Short problem: Take every line from the material that has the word "matplotlib" in it.

Provided material:

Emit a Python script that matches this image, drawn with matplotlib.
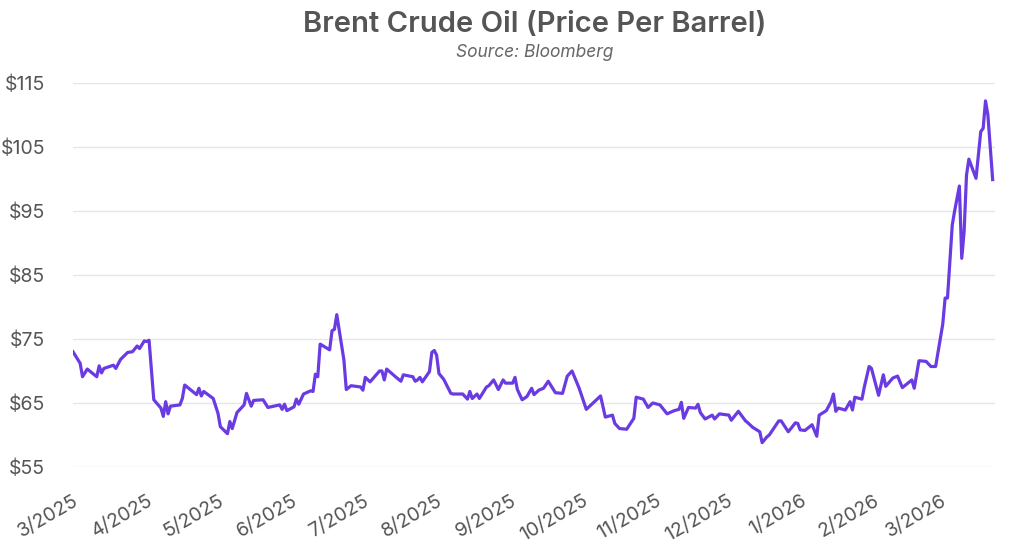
import matplotlib
matplotlib.use("Agg")
import matplotlib.pyplot as plt
import pandas as pd

# valores (aprox.)
dates = [
    "2025-03-01", "2025-03-04", "2025-03-05", "2025-03-07", "2025-03-11", "2025-03-12",
    "2025-03-13", "2025-03-14", "2025-03-18", "2025-03-19", "2025-03-21", "2025-03-24",
    "2025-03-26", "2025-03-28", "2025-03-29", "2025-03-31",
    "2025-04-01", "2025-04-02", "2025-04-04", "2025-04-07", "2025-04-08", "2025-04-09",
    "2025-04-10", "2025-04-11", "2025-04-15", "2025-04-16", "2025-04-17", "2025-04-22",
    "2025-04-23", "2025-04-24", "2025-04-25", "2025-04-29",
    "2025-05-01", "2025-05-02", "2025-05-05", "2025-05-06", "2025-05-07", "2025-05-09",
    "2025-05-12", "2025-05-13", "2025-05-15", "2025-05-16", "2025-05-20", "2025-05-22",
    "2025-05-27", "2025-05-28", "2025-05-29", "2025-05-30",
    "2025-06-02", "2025-06-03", "2025-06-04", "2025-06-06", "2025-06-09", "2025-06-10",
    "2025-06-11", "2025-06-12", "2025-06-13", "2025-06-17", "2025-06-18", "2025-06-19",
    "2025-06-20", "2025-06-23", "2025-06-24", "2025-06-26", "2025-06-30",
    "2025-07-01", "2025-07-02", "2025-07-04", "2025-07-08", "2025-07-09", "2025-07-10",
    "2025-07-11", "2025-07-15", "2025-07-17", "2025-07-18", "2025-07-22", "2025-07-23",
    "2025-07-24", "2025-07-25", "2025-07-26", "2025-07-29", "2025-07-30", "2025-07-31",
    "2025-08-01", "2025-08-02", "2025-08-04", "2025-08-07", "2025-08-08", "2025-08-12",
    "2025-08-14", "2025-08-15", "2025-08-16", "2025-08-18", "2025-08-19", "2025-08-22",
    "2025-08-23", "2025-08-25", "2025-08-27", "2025-08-29", "2025-08-30",
    "2025-09-02", "2025-09-03", "2025-09-04", "2025-09-06", "2025-09-08", "2025-09-10",
    "2025-09-11", "2025-09-13", "2025-09-15", "2025-09-17", "2025-09-20", "2025-09-23",
    "2025-09-25", "2025-09-27", "2025-09-30",
    "2025-10-03", "2025-10-07", "2025-10-09", "2025-10-11", "2025-10-14", "2025-10-15",
    "2025-10-17", "2025-10-20", "2025-10-23", "2025-10-24", "2025-10-27", "2025-10-29",
    "2025-10-31",
    "2025-11-03", "2025-11-06", "2025-11-09", "2025-11-11", "2025-11-12", "2025-11-13",
    "2025-11-15", "2025-11-18", "2025-11-19", "2025-11-20", "2025-11-22", "2025-11-25",
    "2025-11-26", "2025-11-28",
    "2025-12-02", "2025-12-03", "2025-12-06", "2025-12-09", "2025-12-10", "2025-12-12",
    "2025-12-15", "2025-12-16", "2025-12-18", "2025-12-19", "2025-12-23", "2025-12-24",
    "2025-12-27", "2025-12-30", "2025-12-31",
    "2026-01-01", "2026-01-03", "2026-01-06", "2026-01-08", "2026-01-09", "2026-01-12",
    "2026-01-14", "2026-01-15", "2026-01-16", "2026-01-17", "2026-01-20", "2026-01-22",
    "2026-01-23", "2026-01-24", "2026-01-27", "2026-01-28", "2026-01-30", "2026-01-31",
    "2026-02-03", "2026-02-05", "2026-02-06", "2026-02-09", "2026-02-11", "2026-02-13",
    "2026-02-17", "2026-02-18", "2026-02-20", "2026-02-23", "2026-02-25", "2026-02-27",
    "2026-03-02", "2026-03-03", "2026-03-04", "2026-03-06", "2026-03-07", "2026-03-09",
    "2026-03-10", "2026-03-11", "2026-03-12", "2026-03-13", "2026-03-16", "2026-03-18",
    "2026-03-19", "2026-03-20", "2026-03-21", "2026-03-23",
]

prices = [
    73.0, 71.2, 69.1, 70.3, 69.1, 70.8,
    69.7, 70.4, 70.9, 70.4, 71.8, 72.9,
    73.0, 73.9, 73.5, 74.7,
    74.6, 74.8, 65.5, 64.2, 62.9, 65.2,
    63.3, 64.5, 64.7, 65.7, 67.8, 66.3,
    67.3, 66.1, 66.8, 65.7,
    63.4, 61.3, 60.2, 62.1, 61.0, 63.5,
    64.7, 66.5, 64.5, 65.4, 65.5, 64.3,
    64.7, 64.0, 64.8, 63.8,
    64.4, 65.6, 64.8, 66.4, 66.9, 66.8,
    69.5, 69.1, 74.2, 73.3, 76.3, 76.5,
    78.8, 71.7, 67.1, 67.7, 67.5,
    67.0, 69.0, 68.3, 70.0, 70.0, 68.6,
    70.3, 69.0, 68.4, 69.4, 69.1, 68.4,
    68.6, 69.0, 68.3, 69.9, 72.9, 73.2,
    72.5, 69.6, 68.7, 66.5, 66.4, 66.4,
    65.6, 66.8, 65.7, 66.4, 65.7, 67.5,
    67.7, 68.6, 67.1, 68.6, 68.1,
    68.1, 69.0, 67.1, 65.5, 66.0, 67.3,
    66.3, 67.0, 67.3, 68.4, 66.6, 66.5,
    69.2, 70.0, 67.3,
    64.0, 65.4, 66.1, 62.8, 63.1, 61.8,
    61.0, 60.9, 62.6, 65.9, 65.6, 64.3,
    65.0,
    64.7, 63.3, 63.8, 64.0, 65.1, 62.6,
    64.3, 64.2, 64.8, 63.5, 62.5, 63.1,
    62.5, 63.3,
    63.1, 62.3, 63.7, 62.2, 61.9, 61.2,
    60.5, 58.8, 59.7, 60.0, 62.2, 62.2,
    60.5, 61.9, 61.8,
    60.8, 60.7, 61.6, 59.8, 63.1, 63.8,
    65.2, 66.4, 63.7, 64.2, 63.9, 65.2,
    63.9, 65.9, 65.6, 67.5, 70.7, 70.4,
    66.2, 69.4, 67.6, 68.9, 69.2, 67.4,
    68.6, 67.3, 71.6, 71.5, 70.7, 70.7,
    77.3, 81.4, 81.4, 92.8, 95.0, 98.9,
    87.6, 91.8, 100.6, 103.1, 100.1, 107.4,
    107.9, 112.2, 110.0, 99.9,
]

y_ticks = [55, 65, 75, 85, 95, 105, 115]
y_labels = ["$55", "$65", "$75", "$85", "$95", "$105", "$115"]
x_labels = ["3/2025", "4/2025", "5/2025", "6/2025", "7/2025", "8/2025", "9/2025",
            "10/2025", "11/2025", "12/2025", "1/2026", "2/2026", "3/2026"]

plt.rcParams['font.family'] = ['Inter', 'DejaVu Sans']

x = pd.to_datetime(dates)
tick_dates = pd.date_range("2025-03-01", periods=len(x_labels), freq="MS")

fig = plt.figure(figsize=(10.24, 5.55), dpi=100)
ax = fig.add_axes([0.0713, 0.1586, 0.9004, 0.6919])

ax.plot(x, prices, color='#6a3be2', linewidth=2.3, solid_joinstyle='round')

ax.set_ylim(55, 115)
ax.set_xlim(pd.Timestamp("2025-03-01"), pd.Timestamp("2026-03-24"))
ax.set_yticks(y_ticks)
ax.set_yticklabels(y_labels)
ax.set_xticks(tick_dates)
ax.set_xticklabels(x_labels, rotation=30, ha='right', rotation_mode='anchor')

ax.grid(axis='y', color='#e6e6e6', linewidth=1.0)
ax.set_axisbelow(True)
for s in ax.spines.values():
    s.set_visible(False)
ax.tick_params(axis='both', length=0, colors='#555555', labelsize=14)
ax.tick_params(axis='y', pad=20)
ax.tick_params(axis='x', pad=18)

fig.text(0.522, 0.955, "Brent Crude Oil (Price Per Barrel)", ha='center', va='center',
         fontsize=21, fontweight='semibold', color='#555555')
fig.text(0.522, 0.905, "Source: Bloomberg", ha='center', va='center',
         fontsize=12.5, style='italic', color='#666666')

fig.savefig("out.png", dpi=100)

Complete answer:
Emit a Python script that matches this image, drawn with matplotlib.
import matplotlib
matplotlib.use("Agg")
import matplotlib.pyplot as plt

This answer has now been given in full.